Working moms have a layer of stress that not everyone faces—that of navigating childcare while providing for our families. Finding the right provider is doable, and if you’ve done your due diligence then you already know that your little ones are getting the best care possible. Now it’s time to build strong relationships with your child’s teacher or provider. This will remove some of your stress surrounding childcare, and it’ll build your child’s confidence and security during these early developmental years.
So, you already have your child with the best provider for your family—that means you must have a certain level of trust and respect for your child’s teacher. If you’d like to strengthen your relationship there are certain things you can do to develop a bond between yourself, your child, and your childcare provider.
Small things are often the biggest things in life, and that holds true in relationships. While a nice gift at Christmas is always appreciated, there are things that teachers appreciate even more. Though we working moms have busy schedules and are always looking for helpful time management tips, these small actions don’t have to put us off our game.
Depending on your childcare facility, you may receive notifications from your provider via word of mouth, printed letter, or mobile app. Pay attention to this information! Daycare centers and preschools send it out for a reason. You may need to know important upcoming dates, special instructions for projects, or emergency updates.
When parents are attuned to these bits of communication, teachers notice. Trust me. Being known as a parent who is a team player is a fantastic reputation to have in the world of childcare. It is also great practice for when your kids head off to “big” school!
So, strengthen your relationship by showing your childcare provider that you’re paying attention to the information they send home.
In life, we often find that problems arise. The world of childcare is no different. Though at times we must act on our children’s behalf immediately, these emergency situations are not the norm.
Much more common are the times when something seems confusing or even possibly offensive—but we’re just not sure. Before going to your childcare provider and angrily demanding answers, you will do much better to calmly and politely bring up the subject in a nonconfrontational way.
Give your child’s teacher time to explain the situation, offer better insight, and give you the other side of the story. This will show your child’s teacher that you are there for the long term and that you are a levelheaded advocate for your child as well as the success of the program.
If you don’t get satisfactory answers then it may be time to go to a higher authority, or even to pull your child from the program. However, if it is your goal to build a positive relationship then you’ll want to stay levelheaded in that initial conversation. When you find that things aren’t quite what you feared, you’ll be glad you built trust with your provider.

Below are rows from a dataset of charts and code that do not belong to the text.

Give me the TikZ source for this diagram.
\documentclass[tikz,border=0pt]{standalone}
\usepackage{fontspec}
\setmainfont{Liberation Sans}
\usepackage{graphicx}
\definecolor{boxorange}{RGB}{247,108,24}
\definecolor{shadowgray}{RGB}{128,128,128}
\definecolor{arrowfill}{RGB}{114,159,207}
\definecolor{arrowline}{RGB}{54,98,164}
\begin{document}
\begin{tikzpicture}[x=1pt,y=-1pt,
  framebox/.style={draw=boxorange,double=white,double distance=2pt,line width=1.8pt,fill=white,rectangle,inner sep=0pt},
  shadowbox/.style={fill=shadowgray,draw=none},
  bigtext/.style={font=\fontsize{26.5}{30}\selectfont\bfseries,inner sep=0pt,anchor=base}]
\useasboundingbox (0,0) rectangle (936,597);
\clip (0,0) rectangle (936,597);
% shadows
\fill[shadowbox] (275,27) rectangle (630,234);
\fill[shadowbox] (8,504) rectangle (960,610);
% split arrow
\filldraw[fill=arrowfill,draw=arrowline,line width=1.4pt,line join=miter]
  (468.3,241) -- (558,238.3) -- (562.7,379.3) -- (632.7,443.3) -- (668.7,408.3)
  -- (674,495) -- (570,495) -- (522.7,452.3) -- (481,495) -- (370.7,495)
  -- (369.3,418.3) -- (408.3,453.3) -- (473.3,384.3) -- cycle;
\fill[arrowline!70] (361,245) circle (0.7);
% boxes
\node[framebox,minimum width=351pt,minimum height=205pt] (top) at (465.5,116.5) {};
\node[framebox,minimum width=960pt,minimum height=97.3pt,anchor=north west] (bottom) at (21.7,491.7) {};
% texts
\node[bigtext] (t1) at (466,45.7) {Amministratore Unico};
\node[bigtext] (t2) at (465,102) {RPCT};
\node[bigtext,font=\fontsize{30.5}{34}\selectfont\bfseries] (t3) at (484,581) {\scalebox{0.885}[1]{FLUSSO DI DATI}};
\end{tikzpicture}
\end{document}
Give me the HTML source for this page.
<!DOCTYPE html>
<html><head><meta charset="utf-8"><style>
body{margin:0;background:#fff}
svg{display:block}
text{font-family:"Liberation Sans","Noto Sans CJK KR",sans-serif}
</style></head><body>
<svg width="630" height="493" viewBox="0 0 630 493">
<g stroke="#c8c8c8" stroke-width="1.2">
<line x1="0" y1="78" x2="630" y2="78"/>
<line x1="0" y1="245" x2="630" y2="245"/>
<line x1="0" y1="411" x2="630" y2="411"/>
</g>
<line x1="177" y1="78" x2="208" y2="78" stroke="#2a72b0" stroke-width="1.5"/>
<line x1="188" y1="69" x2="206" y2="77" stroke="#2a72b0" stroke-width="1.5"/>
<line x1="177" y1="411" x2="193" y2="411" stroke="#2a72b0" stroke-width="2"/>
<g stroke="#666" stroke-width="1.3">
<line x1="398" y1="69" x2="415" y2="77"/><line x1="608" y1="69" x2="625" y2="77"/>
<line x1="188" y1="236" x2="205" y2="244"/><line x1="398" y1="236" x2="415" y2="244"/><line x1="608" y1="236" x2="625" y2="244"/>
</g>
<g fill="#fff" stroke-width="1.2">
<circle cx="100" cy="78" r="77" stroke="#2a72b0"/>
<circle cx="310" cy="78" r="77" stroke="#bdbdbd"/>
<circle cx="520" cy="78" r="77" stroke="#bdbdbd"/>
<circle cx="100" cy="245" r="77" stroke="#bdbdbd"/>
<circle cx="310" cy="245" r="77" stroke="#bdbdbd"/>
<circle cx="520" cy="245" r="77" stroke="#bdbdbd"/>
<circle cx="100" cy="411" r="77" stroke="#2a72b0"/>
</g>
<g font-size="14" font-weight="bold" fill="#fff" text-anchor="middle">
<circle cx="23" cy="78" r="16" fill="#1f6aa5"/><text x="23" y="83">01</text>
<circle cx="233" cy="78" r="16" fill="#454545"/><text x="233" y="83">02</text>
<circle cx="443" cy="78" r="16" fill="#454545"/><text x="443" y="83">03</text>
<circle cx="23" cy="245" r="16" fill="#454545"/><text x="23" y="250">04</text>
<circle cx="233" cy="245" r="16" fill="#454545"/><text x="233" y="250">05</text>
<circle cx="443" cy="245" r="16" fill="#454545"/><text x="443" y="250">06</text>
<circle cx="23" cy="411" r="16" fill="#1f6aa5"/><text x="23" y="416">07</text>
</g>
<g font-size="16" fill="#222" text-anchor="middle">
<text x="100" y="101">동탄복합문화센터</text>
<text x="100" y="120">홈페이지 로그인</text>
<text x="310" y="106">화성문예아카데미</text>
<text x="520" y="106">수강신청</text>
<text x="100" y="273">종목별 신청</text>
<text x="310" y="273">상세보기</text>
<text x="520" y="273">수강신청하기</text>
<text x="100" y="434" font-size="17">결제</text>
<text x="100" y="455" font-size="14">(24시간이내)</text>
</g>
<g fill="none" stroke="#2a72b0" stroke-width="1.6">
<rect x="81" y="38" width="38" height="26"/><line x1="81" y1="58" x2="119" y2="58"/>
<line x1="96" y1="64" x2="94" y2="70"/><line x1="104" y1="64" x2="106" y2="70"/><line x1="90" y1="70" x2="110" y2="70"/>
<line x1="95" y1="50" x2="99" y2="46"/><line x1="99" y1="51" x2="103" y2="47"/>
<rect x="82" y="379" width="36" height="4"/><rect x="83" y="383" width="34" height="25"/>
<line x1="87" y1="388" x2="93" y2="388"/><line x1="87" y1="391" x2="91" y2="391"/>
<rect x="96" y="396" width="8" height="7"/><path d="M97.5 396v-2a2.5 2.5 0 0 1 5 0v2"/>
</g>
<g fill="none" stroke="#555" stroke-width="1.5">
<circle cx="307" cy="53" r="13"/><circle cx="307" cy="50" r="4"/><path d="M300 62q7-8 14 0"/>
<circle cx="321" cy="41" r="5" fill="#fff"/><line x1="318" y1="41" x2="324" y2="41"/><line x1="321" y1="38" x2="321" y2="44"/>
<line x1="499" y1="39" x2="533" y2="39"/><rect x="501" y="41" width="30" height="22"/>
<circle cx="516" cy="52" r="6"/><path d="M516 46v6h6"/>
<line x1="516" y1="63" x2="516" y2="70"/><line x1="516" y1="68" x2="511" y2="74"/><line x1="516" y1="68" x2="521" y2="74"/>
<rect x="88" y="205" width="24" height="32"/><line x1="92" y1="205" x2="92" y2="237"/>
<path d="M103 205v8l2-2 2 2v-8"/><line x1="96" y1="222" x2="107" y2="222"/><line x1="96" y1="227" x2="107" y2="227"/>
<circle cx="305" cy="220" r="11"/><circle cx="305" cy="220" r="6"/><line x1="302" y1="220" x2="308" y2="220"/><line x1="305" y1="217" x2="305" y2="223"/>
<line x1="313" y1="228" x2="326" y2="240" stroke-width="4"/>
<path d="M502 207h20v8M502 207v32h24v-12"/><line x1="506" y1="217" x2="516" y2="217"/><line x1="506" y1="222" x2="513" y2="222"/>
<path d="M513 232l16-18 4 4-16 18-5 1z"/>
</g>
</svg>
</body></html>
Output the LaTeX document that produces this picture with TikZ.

Showing gratitude to your child’s provider can come in many forms. It might be a small gift like a $10 gift card to a coffee shop. If your childcare provider is a parent, too, you might consider a larger gift card to a kids friendly venue like a fun restaurant. Spots like The Rainforest Café or Chick Fil A are some of the best places to visit with family.
You could ask if there’s anything the classroom needs which you could provide, or you could volunteer to oversee the upcoming class holiday party.
One or two small gestures of gratitude can go a long way towards showing your provider that you appreciate them and that you’re working to build a solid relationship with them. While your child’s teacher is going to give love to every child in the program these actions will strengthen the bond they have with your family.